• **TASK DESCRIPTION**: Reproduce all of the data below without alteration; exclude every picture.
============
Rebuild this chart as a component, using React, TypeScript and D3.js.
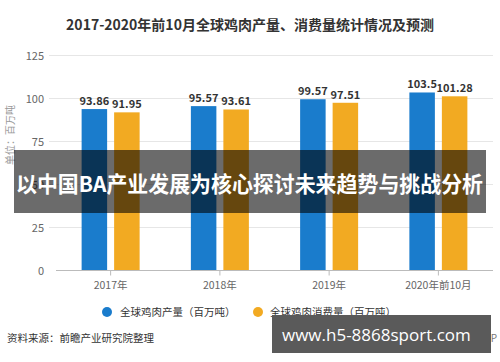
import React from "react";
import * as d3 from "d3";

const categories = ["2017年", "2018年", "2019年", "2020年前10月"];
const production = [93.86, 95.57, 99.57, 103.5];
const consumption = [91.95, 93.61, 97.51, 101.28];
const yTicks = [0, 25, 50, 75, 100, 125];
const seriesNames = ["全球鸡肉产量（百万吨）", "全球鸡肉消费量（百万吨）"];

const W = 500, H = 362;
const BLUE = "#1a7ccc";
const ORANGE = "#f2aa22";
const CJK = "'Noto Sans CJK SC', 'Noto Sans', sans-serif";

export default function App() {
  const x = d3.scaleBand<string>().domain(categories).range([56, 493]);
  const y = d3.scaleLinear().domain([0, 125]).range([270.5, 55.5]);
  const barW = 25.5;
  const gap = 7;
  return (
    <svg width={W} height={H} style={{ position: "absolute", left: 0, top: 0, background: "#fff" }} fontFamily={CJK}>
      <rect width={W} height={H} fill="#fff" />
      <text x={250} y={30} textAnchor="middle" fontSize={14} fontWeight="bold" fill="#333">
        2017-2020年前10月全球鸡肉产量、消费量统计情况及预测
      </text>
      {yTicks.map((t) => (
        <g key={t}>
          {t > 0 && <line x1={49} x2={493} y1={y(t)} y2={y(t)} stroke="#e6e6e6" strokeWidth={1} />}
          <text x={44} y={y(t) + 4} textAnchor="end" fontSize={11} fill="#666">{t}</text>
        </g>
      ))}
      <text transform={`translate(14,135) rotate(-90)`} textAnchor="middle" fontSize={10} fill="#999">单位：百万吨</text>
      {categories.map((c, i) => {
        const cx = x(c)! + x.bandwidth() / 2;
        const bx1 = cx - gap / 2 - barW;
        const bx2 = cx + gap / 2;
        return (
          <g key={c}>
            <rect x={bx1} y={y(production[i])} width={barW} height={y(0) - y(production[i])} fill={BLUE} />
            <rect x={bx2} y={y(consumption[i])} width={barW} height={y(0) - y(consumption[i])} fill={ORANGE} />
            <text x={bx1 + barW / 2} y={y(production[i]) - 4} textAnchor="middle" fontSize={11} fontWeight="bold" fill="#333">{production[i]}</text>
            <text x={bx2 + barW / 2} y={y(consumption[i]) - 4} textAnchor="middle" fontSize={11} fontWeight="bold" fill="#333">{consumption[i]}</text>
            <line x1={cx} x2={cx} y1={y(0)} y2={y(0) + 5} stroke="#bbb" />
            <text x={cx} y={289} textAnchor="middle" fontSize={10.5} fill="#666">{c}</text>
          </g>
        );
      })}
      <line x1={56} x2={493} y1={y(0)} y2={y(0)} stroke="#bbb" strokeWidth={1} />
      <circle cx={107} cy={312} r={5} fill={BLUE} />
      <text x={120} y={316} fontSize={10.5} fill="#333">{seriesNames[0]}</text>
      <circle cx={258} cy={312} r={5} fill={ORANGE} />
      <text x={270} y={316} fontSize={10.5} fill="#333">{seriesNames[1]}</text>
      <text x={7} y={342} fontSize={10.5} fill="#333">资料来源：前瞻产业研究院整理</text>
      <text x={497} y={342} textAnchor="end" fontSize={10} fill="#777">@前瞻经济学人APP</text>
      <rect x={14} y={150} width={472} height={63} fill="rgba(0,0,0,0.58)" />
      <text x={16} y={192} fontSize={21.5} fontWeight="bold" fill="#fff" textLength={467} lengthAdjust="spacingAndGlyphs">
        以中国BA产业发展为核心探讨未来趋势与挑战分析
      </text>
      <rect x={272} y={315} width={219} height={38} fill="#5a5a5a" />
      <text x={282} y={341} fontSize={17} fontWeight="500" fill="#fff" fontFamily="'Open Sans', 'Noto Sans', sans-serif">www.h5-8868sport.com</text>
    </svg>
  );
}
============
• **ANSWER IN FULL**:
Rebuild this chart as a component, using React, TypeScript and D3.js.
import React from "react";
import * as d3 from "d3";

const categories = ["2017年", "2018年", "2019年", "2020年前10月"];
const production = [93.86, 95.57, 99.57, 103.5];
const consumption = [91.95, 93.61, 97.51, 101.28];
const yTicks = [0, 25, 50, 75, 100, 125];
const seriesNames = ["全球鸡肉产量（百万吨）", "全球鸡肉消费量（百万吨）"];

const W = 500, H = 362;
const BLUE = "#1a7ccc";
const ORANGE = "#f2aa22";
const CJK = "'Noto Sans CJK SC', 'Noto Sans', sans-serif";

export default function App() {
  const x = d3.scaleBand<string>().domain(categories).range([56, 493]);
  const y = d3.scaleLinear().domain([0, 125]).range([270.5, 55.5]);
  const barW = 25.5;
  const gap = 7;
  return (
    <svg width={W} height={H} style={{ position: "absolute", left: 0, top: 0, background: "#fff" }} fontFamily={CJK}>
      <rect width={W} height={H} fill="#fff" />
      <text x={250} y={30} textAnchor="middle" fontSize={14} fontWeight="bold" fill="#333">
        2017-2020年前10月全球鸡肉产量、消费量统计情况及预测
      </text>
      {yTicks.map((t) => (
        <g key={t}>
          {t > 0 && <line x1={49} x2={493} y1={y(t)} y2={y(t)} stroke="#e6e6e6" strokeWidth={1} />}
          <text x={44} y={y(t) + 4} textAnchor="end" fontSize={11} fill="#666">{t}</text>
        </g>
      ))}
      <text transform={`translate(14,135) rotate(-90)`} textAnchor="middle" fontSize={10} fill="#999">单位：百万吨</text>
      {categories.map((c, i) => {
        const cx = x(c)! + x.bandwidth() / 2;
        const bx1 = cx - gap / 2 - barW;
        const bx2 = cx + gap / 2;
        return (
          <g key={c}>
            <rect x={bx1} y={y(production[i])} width={barW} height={y(0) - y(production[i])} fill={BLUE} />
            <rect x={bx2} y={y(consumption[i])} width={barW} height={y(0) - y(consumption[i])} fill={ORANGE} />
            <text x={bx1 + barW / 2} y={y(production[i]) - 4} textAnchor="middle" fontSize={11} fontWeight="bold" fill="#333">{production[i]}</text>
            <text x={bx2 + barW / 2} y={y(consumption[i]) - 4} textAnchor="middle" fontSize={11} fontWeight="bold" fill="#333">{consumption[i]}</text>
            <line x1={cx} x2={cx} y1={y(0)} y2={y(0) + 5} stroke="#bbb" />
            <text x={cx} y={289} textAnchor="middle" fontSize={10.5} fill="#666">{c}</text>
          </g>
        );
      })}
      <line x1={56} x2={493} y1={y(0)} y2={y(0)} stroke="#bbb" strokeWidth={1} />
      <circle cx={107} cy={312} r={5} fill={BLUE} />
      <text x={120} y={316} fontSize={10.5} fill="#333">{seriesNames[0]}</text>
      <circle cx={258} cy={312} r={5} fill={ORANGE} />
      <text x={270} y={316} fontSize={10.5} fill="#333">{seriesNames[1]}</text>
      <text x={7} y={342} fontSize={10.5} fill="#333">资料来源：前瞻产业研究院整理</text>
      <text x={497} y={342} textAnchor="end" fontSize={10} fill="#777">@前瞻经济学人APP</text>
      <rect x={14} y={150} width={472} height={63} fill="rgba(0,0,0,0.58)" />
      <text x={16} y={192} fontSize={21.5} fontWeight="bold" fill="#fff" textLength={467} lengthAdjust="spacingAndGlyphs">
        以中国BA产业发展为核心探讨未来趋势与挑战分析
      </text>
      <rect x={272} y={315} width={219} height={38} fill="#5a5a5a" />
      <text x={282} y={341} fontSize={17} fontWeight="500" fill="#fff" fontFamily="'Open Sans', 'Noto Sans', sans-serif">www.h5-8868sport.com</text>
    </svg>
  );
}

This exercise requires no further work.